Thence to the violet, without a single movement had made to arrest him.

It was then, however, that the Prince Prospero, maddening with rage and the shame of his own momentary cowardice, rushed hurriedly through the six chambers, while none followed him on account of a deadly terror that had seized upon all. He bore aloft a drawn dagger, and had approached, in rapid impetuosity, to within three or four feet of the retreating figure, when the latter, having attained the extremity of the velvet apartment, turned suddenly and confronted his pursuer. There was a sharp cry –and the dagger dropped gleaming upon the sable carpet, upon which, instantly afterwards, fell prostrate in death the Prince Prospero.

Then, summoning the wild courage of despair, a throng of the revellers threw themselves into the black apartment, seizing the stranger standing within the shadow of the ebony clock.

And now was acknowledged the presence of the Red Death. He had come like a thief in the night. And one by one dropped the revellers in the blood-bedewed halls of their revel, and died each in the despairing posture of his fall.
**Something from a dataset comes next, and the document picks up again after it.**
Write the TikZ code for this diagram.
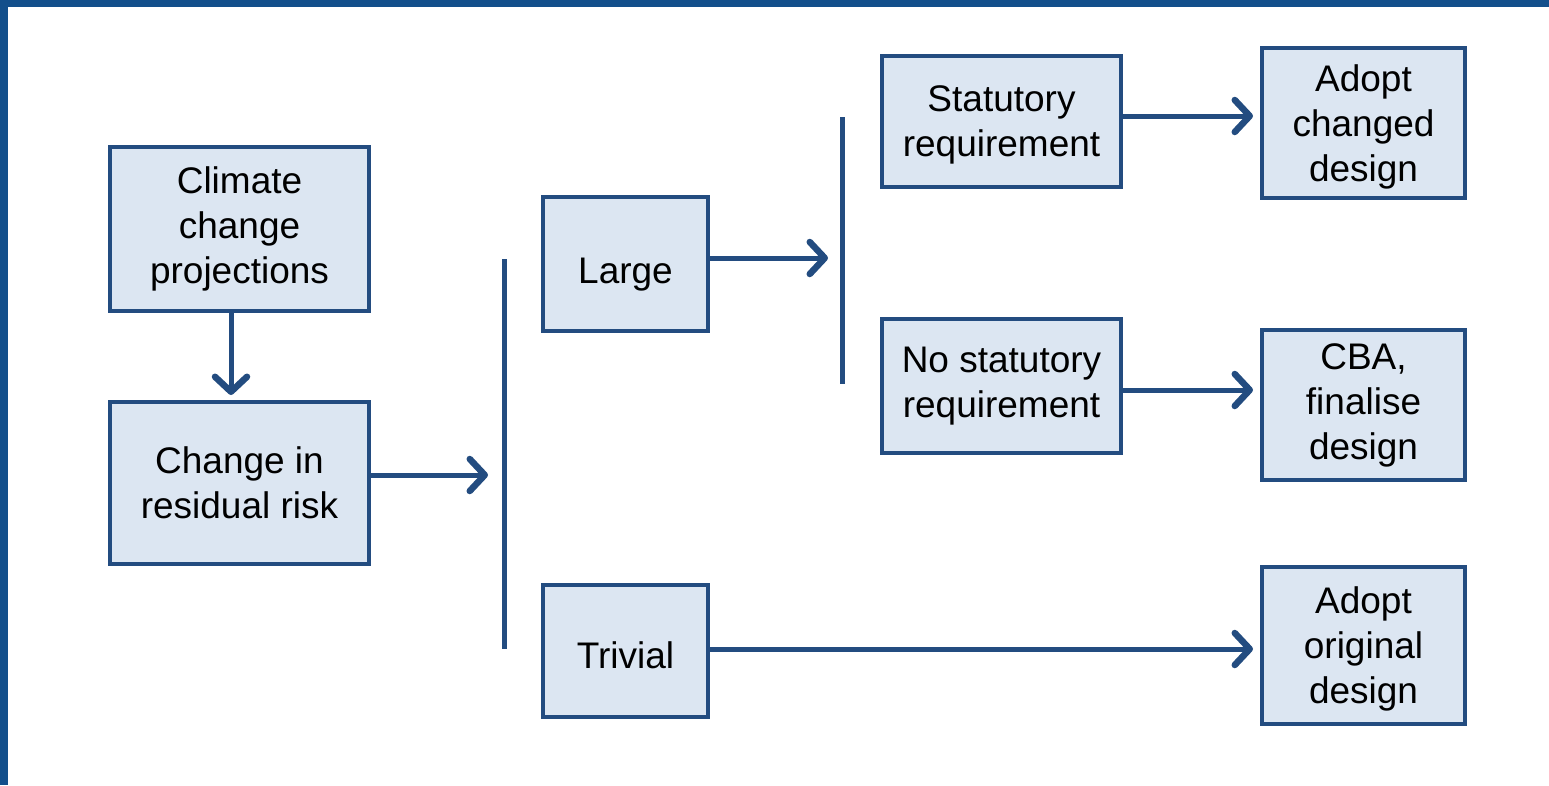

And the life of the ebony clock went out with that of the last of the gay. And the flames of the tripods expired. And Darkness and Decay and the Red Death held illimitable dominion over all.

Ye readers! As you’ve just experienced, #Poevember ended with a grand finale — illustrator and co-editor John Skewes’ multi-colored, graphic novel caliber salute to Masque of the Red Death. His ambitious, haunting send off, with its grim fairy tale flavor, echoes both Poe’s plague classic and director Roger Corman’s brilliant, Bergmanesque 1964 film. As jaded, decadent Prince Prospero, Vincent Price gave among his starkest, less showy performances, auteur-to-be Nicolas Roeg manned the camera and master horror scribe Richard (I Am Legend) Matheson penned the most incisive of his many scripts from Corman’s Poe cycle.